Aber die Kombination ist neuartig, der riesige Aperture-Komplex wird zu keiner Zeit langweilig und erlaubt immer wieder einen Blick hinter seine Kulisse. Dynamische Lichteffekte hüllen die sterile Welt in eine bezaubernde Atmosphäre. Auch die Details tragen ihren Teil bei: immer wieder komische Zeichnungen, Müll und Vegetation, absurde interaktive Panels an den Wänden. Portal 2 ist ohne Zweifel das schönste Spiel von Valve.
Als großen, großen Bonus gibt's eine ausgewachsene Multiplayer-Koop-Kampagne für zwei Spieler. Sie knüpft an das Ende der Einzelspielererfahrung an, bietet aber keine echte, eigene Geschichte. Dafür bietet der Koop viele auch neue Herausforderungen, obwohl die meisten Gameplayelemente wieder auftauchen.

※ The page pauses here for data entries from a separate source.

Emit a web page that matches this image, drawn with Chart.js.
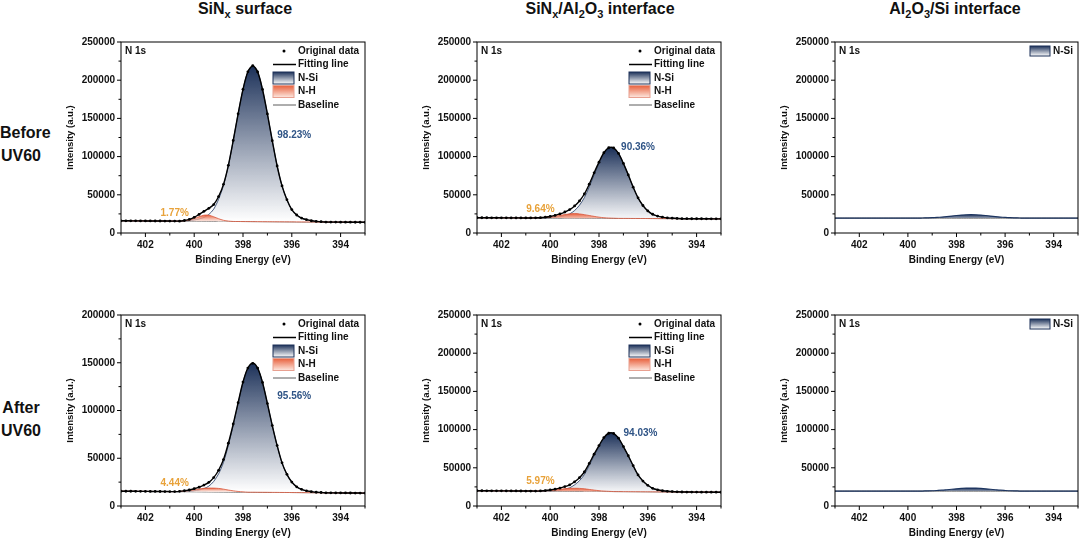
<!DOCTYPE html>
<html><head><meta charset="utf-8">
<script src="https://cdn.jsdelivr.net/npm/chart.js@4"></script>
<style>
body{margin:0;width:1080px;height:540px;background:#fff;font-family:"Liberation Sans",Arial,sans-serif;position:relative;overflow:hidden}
.c{position:absolute}
.t{position:absolute;font-weight:bold;font-size:16px;text-align:center;color:#111}
.r{position:absolute;font-weight:bold;font-size:16px;text-align:center;color:#111;line-height:23px}
sub{font-size:11px}
</style></head><body>
<div class="t" style="left:120px;top:0;width:250px">SiN<sub>x</sub> surface</div>
<div class="t" style="left:470px;top:0;width:260px">SiN<sub>x</sub>/Al<sub>2</sub>O<sub>3</sub> interface</div>
<div class="t" style="left:830px;top:0;width:250px">Al<sub>2</sub>O<sub>3</sub>/Si interface</div>
<div class="r" style="left:0;top:121px;width:42px">Before<br>UV60</div>
<div class="r" style="left:0;top:396px;width:42px">After<br>UV60</div>
<div class="c" style="left:61px;top:30px;width:308px;height:240px"><canvas id="p0"></canvas></div>
<div class="c" style="left:417px;top:30px;width:308px;height:240px"><canvas id="p1"></canvas></div>
<div class="c" style="left:775px;top:30px;width:305px;height:240px"><canvas id="p2"></canvas></div>
<div class="c" style="left:61px;top:303px;width:308px;height:240px"><canvas id="p3"></canvas></div>
<div class="c" style="left:417px;top:303px;width:308px;height:240px"><canvas id="p4"></canvas></div>
<div class="c" style="left:775px;top:303px;width:305px;height:240px"><canvas id="p5"></canvas></div>
<script>
// Binding energy grid (eV), 403 -> 393 step 0.2
const energy = [403,402.8,402.6,402.4,402.2,402,401.8,401.6,401.4,401.2,401,400.8,400.6,400.4,400.2,400,399.8,399.6,399.4,399.2,399,398.8,398.6,398.4,398.2,398,397.8,397.6,397.4,397.2,397,396.8,396.6,396.4,396.2,396,395.8,395.6,395.4,395.2,395,394.8,394.6,394.4,394.2,394,393.8,393.6,393.4,393.2,393];
const xTicks = [402,400,398,396,394];
const z = n => Array(n).fill(0);
// component heights above baseline, thousands of counts
const nsi_before_surface = [...z(13),0.4,0.8,1.6,3,5,9,16,29,47,73,106,141,173,196,204,196,173,141,106,73,47,29,16,9,5,3,1.6,0.8,0.4,...z(9)];
const nh_before_surface  = [...z(13),0.5,1.5,3.5,6,8,8,6,3.5,1.5,0.5,...z(28)];
const nsi_before_interface = [...z(14),0.3,0.6,1.0,1.9,3.3,5.6,10,17,27,41,57,72,85,92,92,85,72,57,41,27,17,10,5.6,3.3,1.9,1.0,0.6,0.3,...z(9)];
const nh_before_interface  = [...z(12),0.2,0.4,0.8,1.5,2.5,3.6,4.7,5.6,6,5.6,4.7,3.6,2.5,1.5,0.8,0.4,0.2,...z(22)];
const nsi_before_alsi = [...z(18),0.15,0.3,0.5,0.9,1.4,2.0,2.7,3.4,4.0,4.4,4.5,4.4,4.0,3.4,2.7,2.0,1.4,0.9,0.5,0.3,0.15,...z(12)];
const nsi_after_surface = [...z(13),0.3,0.5,1.1,1.9,3.4,6,11,19,31,49,70,93,115,130,135,130,115,93,70,49,31,19,11,6,3.4,1.9,1.1,0.5,0.3,...z(9)];
const nh_after_surface  = [...z(12),0.3,0.7,1.3,2.1,3,3.7,4,4,3.7,3,2.1,1.3,0.7,0.3,...z(25)];
const nsi_after_interface = [...z(14),0.2,0.5,0.8,1.5,2.7,4.6,8.5,14,22,34,47,59,70,76,76,70,59,47,34,22,14,8.5,4.6,2.7,1.5,0.8,0.5,0.2,...z(9)];
const nh_after_interface  = [...z(13),0.3,0.6,1.1,1.8,2.6,3.4,3.9,4,3.9,3.4,2.6,1.8,1.1,0.6,0.3,...z(23)];
const nsi_after_alsi = [...z(18),0.1,0.25,0.45,0.8,1.2,1.8,2.4,3.0,3.5,3.9,4.0,3.9,3.5,3.0,2.4,1.8,1.2,0.8,0.45,0.25,0.1,...z(12)];
// baseline ends (thousands) at 403 and 393 eV
const baselines = [[16,14],[20,18.5],[19.5,19.5],[15.5,13.5],[20,18],[19.5,19.5]];
const yMax = [250000,250000,250000,200000,250000,250000];
const pctNSi = ["98.23%","90.36%",null,"95.56%","94.03%",null];
const pctNH = ["1.77%","9.64%",null,"4.44%","5.97%",null];
const pctNSiPos = [[395.9,128000],[396.4,112000],null,[395.9,115000],[396.3,95000]];
const pctNHPos = [[400.8,26000],[400.4,31000],null,[400.8,24000],[400.4,32000]];

const panels = [
 {nsi:nsi_before_surface, nh:nh_before_surface},
 {nsi:nsi_before_interface, nh:nh_before_interface},
 {nsi:nsi_before_alsi, nh:null},
 {nsi:nsi_after_surface, nh:nh_after_surface},
 {nsi:nsi_after_interface, nh:nh_after_interface},
 {nsi:nsi_after_alsi, nh:null},
];
const FONT = "'Liberation Sans', Arial, sans-serif";

function grad(ctx, chart, top, c1, c2){
  const a = chart.chartArea; if(!a) return c1;
  const ys = chart.scales.y;
  const g = ctx.createLinearGradient(0, ys.getPixelForValue(top), 0, ys.getPixelForValue(15000));
  g.addColorStop(0,c1); g.addColorStop(1,c2); return g;
}

panels.forEach((p,k)=>{
  const [b0,b1] = baselines[k];
  const base = energy.map((e,i)=> (b0 + (b1-b0)*i/(energy.length-1))*1000);
  const nsi = p.nsi.map((v,i)=> base[i] + v*1000);
  const nh = p.nh ? p.nh.map((v,i)=> base[i] + v*1000) : null;
  const total = p.nsi.map((v,i)=> base[i] + (v + (p.nh? p.nh[i]:0))*1000);
  const pts = a => a.map((v,i)=>({x:energy[i],y:v}));
  const peak = Math.max(...nsi);
  const ds = [];
  ds.push({label:'Baseline',data:pts(base),borderColor:'#333',borderWidth:0.8,pointRadius:0,fill:false,order:5});
  ds.push({label:'N-Si',data:pts(nsi),borderColor:'#1d3560',borderWidth:p.nh?0.8:1.2,pointRadius:0,
    fill:{target:0},backgroundColor:c=>grad(c.chart.ctx,c.chart,peak,'#1c3159','rgba(255,255,255,0.9)'),order:4});
  if(nh) ds.push({label:'N-H',data:pts(nh),borderColor:'#d9553a',borderWidth:0.8,pointRadius:0,
    fill:{target:0},backgroundColor:c=>grad(c.chart.ctx,c.chart,Math.max(...nh),'#e8603c','rgba(250,220,210,0.6)'),order:3});
  if(p.nh){
    ds.push({label:'Fitting line',data:pts(total),borderColor:'#000',borderWidth:1.4,pointRadius:0,fill:false,order:2});
    ds.push({label:'Original data',data:pts(total),showLine:false,pointRadius:1.4,pointBackgroundColor:'#000',pointBorderWidth:0,order:1});
  }
  const deco = {id:'deco',afterDraw(chart){
    const c=chart.ctx,a=chart.chartArea,xs=chart.scales.x,ys=chart.scales.y;
    c.save();
    c.strokeStyle='#000';c.lineWidth=1;c.strokeRect(a.left,a.top,a.right-a.left,a.bottom-a.top);
    for(let e=403;e>=393;e--){const px=xs.getPixelForValue(e);c.beginPath();c.moveTo(px,a.bottom);c.lineTo(px,a.bottom+(e%2===0?4:2.5));c.stroke();}
    for(let v=0;v<=yMax[k];v+=25000){const py=ys.getPixelForValue(v);c.beginPath();c.moveTo(a.left,py);c.lineTo(a.left-(v%50000===0?4:2.5),py);c.stroke();}
    c.fillStyle='#111';c.font='bold 10px '+FONT;c.textBaseline='middle';c.textAlign='left';
    c.fillText('N 1s',a.left+4,a.top+9);
    if(pctNSi[k]){
      c.textAlign='center';c.fillStyle='#2f5486';c.fillText(pctNSi[k],xs.getPixelForValue(pctNSiPos[k][0]),ys.getPixelForValue(pctNSiPos[k][1]));
      c.fillStyle='#e8a23a';c.fillText(pctNH[k],xs.getPixelForValue(pctNHPos[k][0]),ys.getPixelForValue(pctNHPos[k][1]));
    }
    const lx=a.right-92, ly=a.top+9, tx=lx+25; c.textAlign='left';c.fillStyle='#111';
    const box=(y,c1,c2,bc)=>{const g=c.createLinearGradient(0,y-6,0,y+6);g.addColorStop(0,c1);g.addColorStop(1,c2);c.fillStyle=g;c.fillRect(lx,y-6,21,12);c.strokeStyle=bc;c.lineWidth=1;c.strokeRect(lx,y-6,21,12);};
    if(p.nh){
      c.beginPath();c.arc(lx+11,ly,1.5,0,7);c.fillStyle='#000';c.fill();
      c.fillStyle='#111';c.fillText('Original data',tx,ly);
      c.strokeStyle='#000';c.lineWidth=1.5;c.beginPath();c.moveTo(lx,ly+13.5);c.lineTo(lx+23,ly+13.5);c.stroke();
      c.fillText('Fitting line',tx,ly+13.5);
      box(ly+27,'#1c3159','#ffffff','#1c3159');c.fillStyle='#111';c.fillText('N-Si',tx,ly+27);
      box(ly+40.5,'#e8603c','#fde8e0','#e8a090');c.fillStyle='#111';c.fillText('N-H',tx,ly+40.5);
      c.strokeStyle='#333';c.lineWidth=0.8;c.beginPath();c.moveTo(lx,ly+54);c.lineTo(lx+23,ly+54);c.stroke();
      c.fillText('Baseline',tx,ly+54);
    } else {
      const bx=a.right-48; const g=c.createLinearGradient(0,ly-5,0,ly+5);g.addColorStop(0,'#1c3159');g.addColorStop(1,'#fff');
      c.fillStyle=g;c.fillRect(bx,ly-5,20,10);c.strokeStyle='#1c3159';c.strokeRect(bx,ly-5,20,10);
      c.fillStyle='#111';c.fillText('N-Si',bx+23,ly);
    }
    c.restore();
  }};
  new Chart(document.getElementById('p'+k),{
    type:'line',data:{datasets:ds},
    options:{responsive:true,maintainAspectRatio:false,animation:false,
      layout:{padding:{top:7,right:(k%3===2?2:4),left:0,bottom:0}},
      plugins:{legend:{display:false},tooltip:{enabled:false}},
      elements:{line:{tension:0.3}},
      scales:{
        x:{type:'linear',reverse:true,min:393,max:403,grid:{display:false,drawTicks:false},border:{display:false},
          afterBuildTicks:s=>{s.ticks=xTicks.map(v=>({value:v}));},
          afterFit:s=>{s.height=37;},
          ticks:{color:'#111',font:{family:FONT,size:10,weight:'bold'},padding:6,callback:v=>String(v)},
          title:{display:true,text:'Binding Energy (eV)',color:'#111',font:{family:FONT,size:10,weight:'bold'},padding:{top:2}}},
        y:{min:0,max:yMax[k],grid:{display:false,drawTicks:false},border:{display:false},
          afterFit:s=>{s.width=60;},
          ticks:{stepSize:50000,color:'#111',font:{family:FONT,size:10,weight:'bold'},padding:6,callback:v=>String(v)},
          title:{display:true,text:'Intensity (a.u.)',color:'#111',font:{family:FONT,size:9.5,weight:'bold'},padding:{bottom:2}}}
      }},
    plugins:[deco]
  });
});
</script>
</body></html>
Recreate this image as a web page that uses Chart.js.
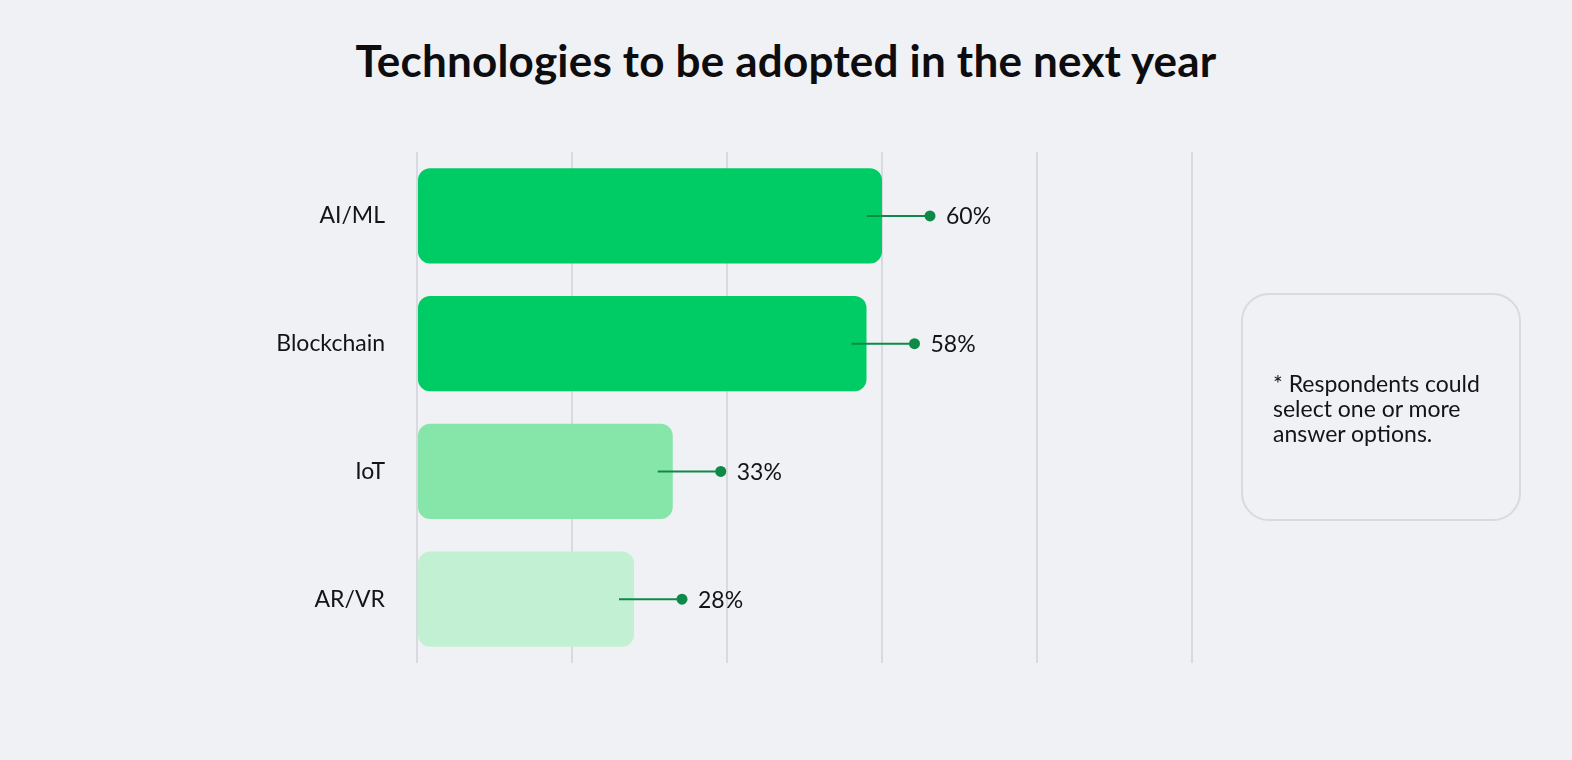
<!DOCTYPE html>
<html>
<head>
<meta charset="utf-8">
<script src="https://cdn.jsdelivr.net/npm/chart.js@4"></script>
<style>
  html, body { margin: 0; padding: 0; background: #f0f1f4; }
  body { width: 1572px; height: 760px; position: relative; overflow: hidden; font-family: Lato, "Open Sans", sans-serif; }
  #titulo { position: absolute; left: 0; top: 34px; width: 1572px; text-align: center; margin: 0;
    font-size: 44px; font-weight: 700; color: #0d0d0f; letter-spacing: 0.2px; }
  #chartBox { position: absolute; left: 0; top: 0; width: 1572px; height: 760px; }
  #nota { position: absolute; left: 1241px; top: 293px; width: 280px; height: 228px; box-sizing: border-box;
    border: 2px solid #d9dadd; border-radius: 28px; padding: 76px 0 0 30px;
    font-size: 23px; line-height: 25px; color: #141416; }
</style>
</head>
<body>
<h1 id="titulo">Technologies to be adopted in the next year</h1>
<div id="chartBox"><canvas id="techChart"></canvas></div>
<div id="nota">* Respondents could<br>select one or more<br>answer options.</div>
<script>
const categorias = ['AI/ML', 'Blockchain', 'IoT', 'AR/VR'];
const percentuais = [60, 58, 33, 28];
const coresBarras = ['#00cc66', '#00cc66', '#86e6a9', '#c1f1d2'];
const ticksX = [0, 20, 40, 60, 80, 100];

const corLinha = '#0e8a48';

// linha com ponto e rótulo depois de cada barra
const rotulosPlugin = {
  id: 'rotulos',
  afterDatasetsDraw(chart) {
    const ctx = chart.ctx;
    const meta = chart.getDatasetMeta(0);
    ctx.save();
    meta.data.forEach((bar, i) => {
      const x = bar.x;
      const y = bar.y;
      ctx.strokeStyle = corLinha;
      ctx.lineWidth = 2;
      ctx.beginPath();
      ctx.moveTo(x - 15, y);
      ctx.lineTo(x + 48, y);
      ctx.stroke();
      ctx.fillStyle = corLinha;
      ctx.beginPath();
      ctx.arc(x + 48, y, 5.5, 0, Math.PI * 2);
      ctx.fill();
      ctx.fillStyle = '#141416';
      ctx.font = '23px Lato, "Open Sans", sans-serif';
      ctx.textBaseline = 'middle';
      ctx.textAlign = 'left';
      ctx.fillText(percentuais[i] + '%', x + 64, y + 1);
    });
    ctx.restore();
  }
};

new Chart(document.getElementById('techChart'), {
  type: 'bar',
  data: {
    labels: categorias,
    datasets: [{
      data: percentuais,
      backgroundColor: coresBarras,
      borderRadius: 12,
      borderSkipped: false,
      barPercentage: 0.745,
      categoryPercentage: 1
    }]
  },
  options: {
    indexAxis: 'y',
    responsive: true,
    maintainAspectRatio: false,
    animation: false,
    layout: { padding: { left: 257, right: 380, top: 152, bottom: 97 } },
    plugins: { legend: { display: false }, tooltip: { enabled: false } },
    scales: {
      x: {
        min: 0,
        max: 100,
        afterBuildTicks: (s) => { s.ticks = ticksX.map(v => ({ value: v })); },
        ticks: { display: false },
        grid: { color: '#d8dadf', lineWidth: 2, drawTicks: false },
        border: { display: false }
      },
      y: {
        afterFit: (s) => { s.width = 160; },
        ticks: {
          padding: 32,
          color: '#141416',
          font: { family: 'Lato, "Open Sans", sans-serif', size: 23 }
        },
        grid: { display: false, drawTicks: false },
        border: { display: false }
      }
    }
  },
  plugins: [rotulosPlugin]
});
</script>
</body>
</html>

Es klappt, weil die Elemente immer wieder in neuen Kontexten verwendet werden müssen. Im Koop liegt etwas mehr Fokus auf Timing und Koordination - und wir dürfen unseren Mitspieler sterben lassen. Durch den schnellen Respawn ist das aber immer lustig und nervt nicht. Kommunikation ist hier natürlich sehr wichtig, und das Spiel hat ein paar clevere Lösungen für Spieler, die nicht im Koop-Splitscreen an einer Konsole spielen, sondern online.
Portal 2 ist ein nahezu perfektes Spiel für das, was es ist. Es gibt Kleinigkeiten wie nun völlig unbewegliches Interior, was sich anfangs komisch anfühlt, weil alles auf mysteriöse Art und Weise am Boden klebt. Vielleicht haben sie bei Valve in Tests herausgefunden, dass einige Spieler sich einfach zu lange damit beschäftigt haben, das Zeug durch die Level zu schleppen auf der Suche nach der Lösung... wer weiß. Richtig schade ist nur, dass die Kampagne - je nach nach Fähigkeiten - in sieben bis zehn Stunden erledigt ist. Dazu gesellen sich vier bis sechs Stunden Koop-Material. Das ist eigentlich genug, aber man will einfach nicht, dass es endet. Und hatte mir GLaDOS nicht am Anfang versprochen, dass ich hier für immer testen darf? Verdammte Lügnerin! Anderseits: Das war sie doch schon immer, oder etwa nicht!?!